:: Information shown ::
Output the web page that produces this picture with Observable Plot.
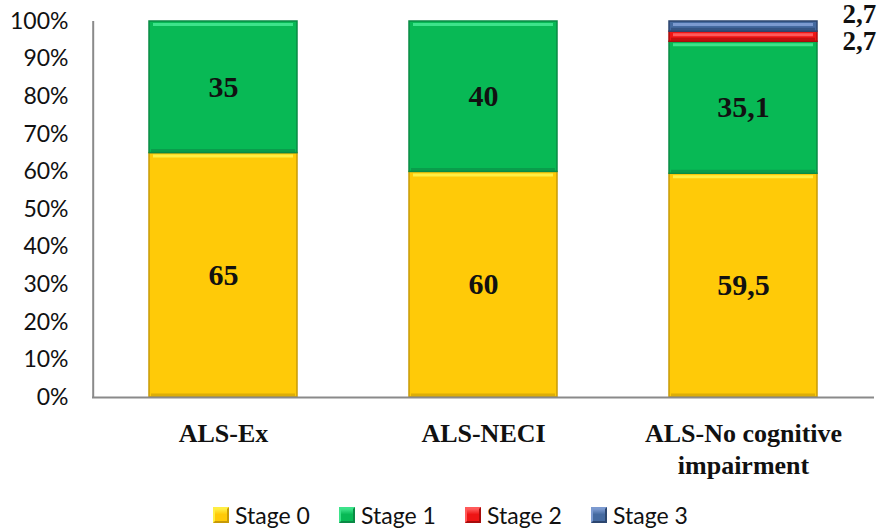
<!DOCTYPE html>
<html>
<head>
<meta charset="utf-8">
<script src="https://cdn.jsdelivr.net/npm/d3@7"></script>
<script src="https://cdn.jsdelivr.net/npm/@observablehq/plot@0.6"></script>
<style>
  html, body { margin: 0; padding: 0; background: #fff; }
  #chart svg { display: block; }
  .legend { display: flex; justify-content: flex-start; margin-left: 213px; margin-top: 12px;
            font-family: Lato, "Open Sans", sans-serif; font-size: 23px; line-height: 26px; color: #111; }
  .legend .item { display: flex; align-items: center; width: 126px; }
  .legend .sw { width: 16px; height: 16px; margin-right: 6px; box-sizing: border-box; border: 2px solid; }
</style>
</head>
<body>
<div id="chart"></div>
<script>
// Distribution of stages per patient group (percent of each group)
const categories = ["ALS-Ex", "ALS-NECI", "ALS-No cognitive impairment"];
const stages = ["Stage 0", "Stage 1", "Stage 2", "Stage 3"];
const stage0 = [65, 60, 59.5];
const stage1 = [35, 40, 35.1];
const stage2 = [0, 0, 2.7];
const stage3 = [0, 0, 2.7];
const yTicks = [0, 10, 20, 30, 40, 50, 60, 70, 80, 90, 100];

const fillColor = {"Stage 0": "#FFCA08", "Stage 1": "#08B955", "Stage 2": "#EE1515", "Stage 3": "#456AA0"};
const lightColor = {"Stage 0": "#FFEE44", "Stage 1": "#3DE38A", "Stage 2": "#FF5A5A", "Stage 3": "#7C9AD0"};
const darkColor = {"Stage 0": "#C79A06", "Stage 1": "#0A8A45", "Stage 2": "#A80C0C", "Stage 3": "#2C466F"};

const series = [stage0, stage1, stage2, stage3];
const rows = [];
categories.forEach((c, i) => {
  stages.forEach((s, j) => {
    if (series[j][i] > 0) rows.push({group: c, stage: s, value: series[j][i]});
  });
});

const fmt = v => String(v).replace(".", ",");
const stackOpts = {x: "group", y: "value", z: "stage"};
const serif = "'Liberation Serif', 'Times New Roman', serif";

const plot = Plot.plot({
  width: 885,
  height: 490,
  marginTop: 21,
  marginBottom: 93,
  marginLeft: 92,
  marginRight: 11,
  x: {domain: categories, padding: 0, label: null},
  y: {domain: [0, 100], label: null},
  color: {type: "identity"},
  style: {background: "#fff"},
  marks: [
    Plot.barY(rows, Plot.stackY({...stackOpts, fill: d => fillColor[d.stage],
      stroke: d => darkColor[d.stage], strokeWidth: 1.5, insetLeft: 56, insetRight: 56})),
    // bevel highlights along the top edge and shading along the bottom edge
    Plot.tickY(rows, Plot.stackY2({...stackOpts, stroke: d => lightColor[d.stage],
      strokeWidth: 3, inset: 60, dy: 3})),
    Plot.tickY(rows, Plot.stackY1({...stackOpts, stroke: d => darkColor[d.stage],
      strokeWidth: 3, inset: 58, dy: -2.5, strokeOpacity: 0.6})),
    Plot.ruleY([0], {stroke: "#8a8a8a", strokeWidth: 2}),
    Plot.ruleX([categories[0]], {x: () => categories[0], y1: 0, y2: 100, stroke: "#8a8a8a", strokeWidth: 2, dx: -130.3}),
    Plot.axisY({ticks: yTicks, tickFormat: d => d + "%", tickSize: 0, tickPadding: 24,
      fontSize: 23, fontFamily: "Lato, 'Open Sans', sans-serif", fill: "#111", label: null}),
    Plot.axisX({tickSize: 0, tickPadding: 22, fontSize: 26, fontWeight: "bold",
      fontFamily: serif, fill: "#111", lineHeight: 1.23,
      tickFormat: d => d.replace("ALS-No cognitive ", "ALS-No cognitive\n"), label: null}),
    // values inside the larger segments
    Plot.text(rows, Plot.stackY({...stackOpts, text: d => d.value >= 5 ? fmt(d.value) : "",
      fontSize: 30, fontWeight: "bold", fontFamily: serif, fill: "#111"})),
    // small segments labelled beside the bar
    Plot.text(rows, Plot.stackY({...stackOpts, text: d => d.stage === "Stage 3" ? fmt(d.value) : "",
      textAnchor: "start", dx: 99, dy: -12,
      fontSize: 27, fontWeight: "bold", fontFamily: serif, fill: "#111"})),
    Plot.text(rows, Plot.stackY({...stackOpts, text: d => d.stage === "Stage 2" ? fmt(d.value) : "",
      textAnchor: "start", dx: 99, dy: 5,
      fontSize: 27, fontWeight: "bold", fontFamily: serif, fill: "#111"}))
  ]
});
document.getElementById("chart").appendChild(plot);

// legend below the chart
const legend = document.createElement("div");
legend.className = "legend";
stages.forEach(s => {
  const item = document.createElement("div");
  item.className = "item";
  const sw = document.createElement("span");
  sw.className = "sw";
  sw.style.background = `linear-gradient(${lightColor[s]}, ${fillColor[s]} 45%)`;
  sw.style.borderColor = `${lightColor[s]} ${darkColor[s]} ${darkColor[s]} ${lightColor[s]}`;
  const label = document.createElement("span");
  label.textContent = s;
  item.appendChild(sw);
  item.appendChild(label);
  legend.appendChild(item);
});
document.getElementById("chart").appendChild(legend);
</script>
</body>
</html>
:::
### Task requirements
Every line above should be repeated exactly; pictures stay out of the copy.

### Response to this task
Output the web page that produces this picture with Observable Plot.
<!DOCTYPE html>
<html>
<head>
<meta charset="utf-8">
<script src="https://cdn.jsdelivr.net/npm/d3@7"></script>
<script src="https://cdn.jsdelivr.net/npm/@observablehq/plot@0.6"></script>
<style>
  html, body { margin: 0; padding: 0; background: #fff; }
  #chart svg { display: block; }
  .legend { display: flex; justify-content: flex-start; margin-left: 213px; margin-top: 12px;
            font-family: Lato, "Open Sans", sans-serif; font-size: 23px; line-height: 26px; color: #111; }
  .legend .item { display: flex; align-items: center; width: 126px; }
  .legend .sw { width: 16px; height: 16px; margin-right: 6px; box-sizing: border-box; border: 2px solid; }
</style>
</head>
<body>
<div id="chart"></div>
<script>
// Distribution of stages per patient group (percent of each group)
const categories = ["ALS-Ex", "ALS-NECI", "ALS-No cognitive impairment"];
const stages = ["Stage 0", "Stage 1", "Stage 2", "Stage 3"];
const stage0 = [65, 60, 59.5];
const stage1 = [35, 40, 35.1];
const stage2 = [0, 0, 2.7];
const stage3 = [0, 0, 2.7];
const yTicks = [0, 10, 20, 30, 40, 50, 60, 70, 80, 90, 100];

const fillColor = {"Stage 0": "#FFCA08", "Stage 1": "#08B955", "Stage 2": "#EE1515", "Stage 3": "#456AA0"};
const lightColor = {"Stage 0": "#FFEE44", "Stage 1": "#3DE38A", "Stage 2": "#FF5A5A", "Stage 3": "#7C9AD0"};
const darkColor = {"Stage 0": "#C79A06", "Stage 1": "#0A8A45", "Stage 2": "#A80C0C", "Stage 3": "#2C466F"};

const series = [stage0, stage1, stage2, stage3];
const rows = [];
categories.forEach((c, i) => {
  stages.forEach((s, j) => {
    if (series[j][i] > 0) rows.push({group: c, stage: s, value: series[j][i]});
  });
});

const fmt = v => String(v).replace(".", ",");
const stackOpts = {x: "group", y: "value", z: "stage"};
const serif = "'Liberation Serif', 'Times New Roman', serif";

const plot = Plot.plot({
  width: 885,
  height: 490,
  marginTop: 21,
  marginBottom: 93,
  marginLeft: 92,
  marginRight: 11,
  x: {domain: categories, padding: 0, label: null},
  y: {domain: [0, 100], label: null},
  color: {type: "identity"},
  style: {background: "#fff"},
  marks: [
    Plot.barY(rows, Plot.stackY({...stackOpts, fill: d => fillColor[d.stage],
      stroke: d => darkColor[d.stage], strokeWidth: 1.5, insetLeft: 56, insetRight: 56})),
    // bevel highlights along the top edge and shading along the bottom edge
    Plot.tickY(rows, Plot.stackY2({...stackOpts, stroke: d => lightColor[d.stage],
      strokeWidth: 3, inset: 60, dy: 3})),
    Plot.tickY(rows, Plot.stackY1({...stackOpts, stroke: d => darkColor[d.stage],
      strokeWidth: 3, inset: 58, dy: -2.5, strokeOpacity: 0.6})),
    Plot.ruleY([0], {stroke: "#8a8a8a", strokeWidth: 2}),
    Plot.ruleX([categories[0]], {x: () => categories[0], y1: 0, y2: 100, stroke: "#8a8a8a", strokeWidth: 2, dx: -130.3}),
    Plot.axisY({ticks: yTicks, tickFormat: d => d + "%", tickSize: 0, tickPadding: 24,
      fontSize: 23, fontFamily: "Lato, 'Open Sans', sans-serif", fill: "#111", label: null}),
    Plot.axisX({tickSize: 0, tickPadding: 22, fontSize: 26, fontWeight: "bold",
      fontFamily: serif, fill: "#111", lineHeight: 1.23,
      tickFormat: d => d.replace("ALS-No cognitive ", "ALS-No cognitive\n"), label: null}),
    // values inside the larger segments
    Plot.text(rows, Plot.stackY({...stackOpts, text: d => d.value >= 5 ? fmt(d.value) : "",
      fontSize: 30, fontWeight: "bold", fontFamily: serif, fill: "#111"})),
    // small segments labelled beside the bar
    Plot.text(rows, Plot.stackY({...stackOpts, text: d => d.stage === "Stage 3" ? fmt(d.value) : "",
      textAnchor: "start", dx: 99, dy: -12,
      fontSize: 27, fontWeight: "bold", fontFamily: serif, fill: "#111"})),
    Plot.text(rows, Plot.stackY({...stackOpts, text: d => d.stage === "Stage 2" ? fmt(d.value) : "",
      textAnchor: "start", dx: 99, dy: 5,
      fontSize: 27, fontWeight: "bold", fontFamily: serif, fill: "#111"}))
  ]
});
document.getElementById("chart").appendChild(plot);

// legend below the chart
const legend = document.createElement("div");
legend.className = "legend";
stages.forEach(s => {
  const item = document.createElement("div");
  item.className = "item";
  const sw = document.createElement("span");
  sw.className = "sw";
  sw.style.background = `linear-gradient(${lightColor[s]}, ${fillColor[s]} 45%)`;
  sw.style.borderColor = `${lightColor[s]} ${darkColor[s]} ${darkColor[s]} ${lightColor[s]}`;
  const label = document.createElement("span");
  label.textContent = s;
  item.appendChild(sw);
  item.appendChild(label);
  legend.appendChild(item);
});
document.getElementById("chart").appendChild(legend);
</script>
</body>
</html>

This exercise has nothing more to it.